▸ **WRITTEN PROBLEM**: Give every line back verbatim, dropping all images.

◇ ◇ ◇ ◇ ◇

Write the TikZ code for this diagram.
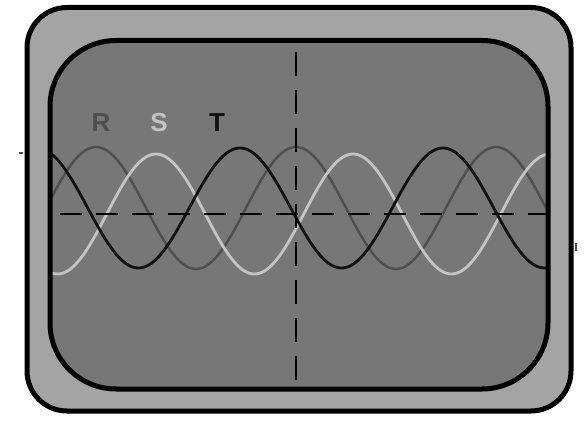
\documentclass[tikz,border=0pt]{standalone}
\usepackage{fontspec}
\setmainfont{Liberation Sans}
\definecolor{caseg}{HTML}{A4A4A4}
\definecolor{screeng}{HTML}{777777}
\definecolor{rcol}{HTML}{4E4E4E}
\definecolor{scol}{HTML}{C4C4C4}
\definecolor{tcol}{HTML}{111111}
\tikzset{
  frame/.style={line width=5pt, draw=black},
  gridline/.style={line width=2.4pt, draw=black, dash pattern=on 22pt off 14pt},
  vgridline/.style={gridline, dash pattern=on 24pt off 14pt},
  wave/.style={line width=2.8pt, smooth, samples=240},
  lbl/.style={font=\fontsize{26}{26}\selectfont\bfseries, inner sep=0pt}
}
\begin{document}
\begin{tikzpicture}[x=1pt,y=-1pt]
\useasboundingbox[fill=white] (0,0) rectangle (584,422);
% outer case
\path[frame, fill=caseg, rounded corners=40pt] (27,7.5) rectangle (571,411);
% screen
\path[fill=screeng, rounded corners=66pt] (50,40.5) rectangle (548,389);
\begin{scope}
\clip[rounded corners=66pt] (50,40.5) rectangle (548,389);
\draw[wave, draw=rcol, line width=2.4pt] plot[domain=50:548] (\x, {208 - 61*cos(1.8*(\x-96))});
\draw[wave, draw=scol] plot[domain=50:548] (\x, {214 - 60*cos(1.8274*(\x-156))});
\draw[wave, draw=tcol] plot[domain=50:548] (\x, {208 - 60*cos(1.7734*(\x-240))});
\end{scope}
\coordinate (vtop) at (296,52);
\coordinate (vbot) at (296,380);
\coordinate (hleft) at (60,214);
\coordinate (hright) at (546,214);
\draw[vgridline] (vtop) -- (vbot);
\draw[gridline] (hleft) -- (hright);
\path[frame, rounded corners=66pt] (50,40.5) rectangle (548,389);
% labels
\node[lbl, text=rcol] (R) at (101,123) {R};
\node[lbl, text=scol] (S) at (159,123) {S};
\node[lbl, text=tcol] (T) at (217,123) {T};
% small marks
\coordinate (m1a) at (19,153);
\coordinate (m1b) at (23,153);
\coordinate (m2a) at (576,243);
\coordinate (m2b) at (576,251);
\draw[line width=1.2pt, draw=rcol] (m1a) -- (m1b);
\draw[line width=1.4pt, draw=rcol] (m2a) -- (m2b);
\end{tikzpicture}
\end{document}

◇ ◇ ◇ ◇ ◇

▸ **CORRECT RESPONSE**:
Write the TikZ code for this diagram.
\documentclass[tikz,border=0pt]{standalone}
\usepackage{fontspec}
\setmainfont{Liberation Sans}
\definecolor{caseg}{HTML}{A4A4A4}
\definecolor{screeng}{HTML}{777777}
\definecolor{rcol}{HTML}{4E4E4E}
\definecolor{scol}{HTML}{C4C4C4}
\definecolor{tcol}{HTML}{111111}
\tikzset{
  frame/.style={line width=5pt, draw=black},
  gridline/.style={line width=2.4pt, draw=black, dash pattern=on 22pt off 14pt},
  vgridline/.style={gridline, dash pattern=on 24pt off 14pt},
  wave/.style={line width=2.8pt, smooth, samples=240},
  lbl/.style={font=\fontsize{26}{26}\selectfont\bfseries, inner sep=0pt}
}
\begin{document}
\begin{tikzpicture}[x=1pt,y=-1pt]
\useasboundingbox[fill=white] (0,0) rectangle (584,422);
% outer case
\path[frame, fill=caseg, rounded corners=40pt] (27,7.5) rectangle (571,411);
% screen
\path[fill=screeng, rounded corners=66pt] (50,40.5) rectangle (548,389);
\begin{scope}
\clip[rounded corners=66pt] (50,40.5) rectangle (548,389);
\draw[wave, draw=rcol, line width=2.4pt] plot[domain=50:548] (\x, {208 - 61*cos(1.8*(\x-96))});
\draw[wave, draw=scol] plot[domain=50:548] (\x, {214 - 60*cos(1.8274*(\x-156))});
\draw[wave, draw=tcol] plot[domain=50:548] (\x, {208 - 60*cos(1.7734*(\x-240))});
\end{scope}
\coordinate (vtop) at (296,52);
\coordinate (vbot) at (296,380);
\coordinate (hleft) at (60,214);
\coordinate (hright) at (546,214);
\draw[vgridline] (vtop) -- (vbot);
\draw[gridline] (hleft) -- (hright);
\path[frame, rounded corners=66pt] (50,40.5) rectangle (548,389);
% labels
\node[lbl, text=rcol] (R) at (101,123) {R};
\node[lbl, text=scol] (S) at (159,123) {S};
\node[lbl, text=tcol] (T) at (217,123) {T};
% small marks
\coordinate (m1a) at (19,153);
\coordinate (m1b) at (23,153);
\coordinate (m2a) at (576,243);
\coordinate (m2b) at (576,251);
\draw[line width=1.2pt, draw=rcol] (m1a) -- (m1b);
\draw[line width=1.4pt, draw=rcol] (m2a) -- (m2b);
\end{tikzpicture}
\end{document}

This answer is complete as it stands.